According to the third theory the term is taken from the 14th century English recipe "Loseyn". This believe came into existence due to the similarities in both the process described in preparing the dish and the two terms.


Here I'm afraid the Altius entry lets us down a little. It points out, utterly correctly, that not only is it "a great effort" to "tak[e] the time out to cook lasagna," but that at the particular time of year when National Lasagna Day falls, "running the oven for an hour in the scorching heat is not that much appealing." True that! The entry goes on to suggest that "you can visit a local Italian eatery to relish all of the lasagna you want, without actually cooking it yourself," noting further that many Italian ("or even other") restaurants offer discounted or even free servings of lasagna on the occasion of National Lasagna Day. However, I'm afraid the entry has more faith in restaurant lasagna than I do.

Undoubtedly there are restaurants that serve decent lasagna, but I would be reluctant to entry my National Lasagna Day celebration to one of them without a reliable recommendation. And the people most likely to be qualified to appreciate a recommendable version are people who normally get their lasagna from an authentic Italian mother or grandmother. So really, if you don't have access to one of them, you're very likely screwed.

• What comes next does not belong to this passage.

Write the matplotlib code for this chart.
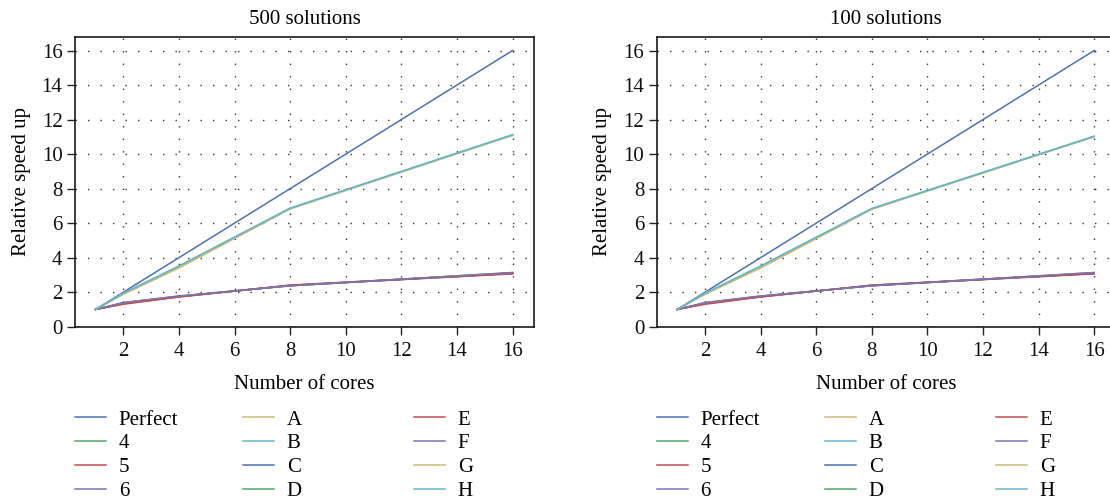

In my case, back in the day a Jewish grandmother was an altogether satisfactory substitute. Mine learned her lasagna basics relatively late in life from the Italian neighbors across the road from her summer home. From those basics she applied her (excellent) kitchen instincts, and the results were simply lovely. When she could be persuaded to do it, or more likely when she herself felt an itch to do it, she always used the bottom half of her regular old-fashioned oval roaster, producing a giant oval's worth of the stuff to a depth of about six inches. The result could feed even our band of hungry eaters for a couple of weeks, the best part being that each time the stuff was reheated, it got better.

As I say, though, it usually took persuasion, for two reasons that I recall. First, that it was "so much potchke," which I'm sure it was. And second, that with "all those cheeses," it was "so expensive." I'm almost relieved that she's not around now to price out her recipe. In our day and age, making a tub of lasagna in the quantity my grandmother did might require a bank loan.


As it happens, just recently I had a link for something called skillet lasagna, which roused my curiosity enough for a click-through, and I have to say, it looked kind of interesting. It's made possible, of course, by the advent of "no boil" lasagna noodles.

As I discovered when I tried to re-find the link I'd been looking at, there's now skillet lasagna all over the Net. The version pictured above isn't the one I was looking for. It's from Food Network, and it looks kind of gross, and looking through the recipe doesn't make me want to make it the way the other recipe kind of did. But you could try it. If you do, let the rest of us know how it turned out.



At 1:13 PM, Anonymous Anonymous said...

Forget skillet lasagna. It really should be made in a deep, straight-sided pan. I learned from my mother's Italian friend. Her sauce (tomato "gravy") was enriched to a decadent degree with sliced italian sausages and homemade meatballs. Your grandma was right: it's very expensive to make a large lasagna and it's a lot of potchke. But utterly worth it. Leftovers are even better because the layers have a chance to meld and hold their shape.

May I suggest a few lasagna variations: Lidia Bastianich has a recipe for layering eggplant, mozzarella, sauce and risotto rice instead of noodles. I substitute short-grain brown rice and really lay on the eggplant and cheese. It's a new fave in my house.

The other variation takes layers of no-bake noodles, italian turkey sausage cooked and crumbled with sautéed onions, mozzarella and grated cheese, and copious amounts of homemade bechamel sauce instead of ricotta. It is delicious.

In fact, you've inspired me. I happen to have a large container of ricotta and a few packages of mozz in the fridge. Tomorrow: lasagna for dinner!

At 4:21 PM, Blogger KenInNY said...

Now that's what I call getting into the spirit of things! Lots of good thoughts to share there! Thanks!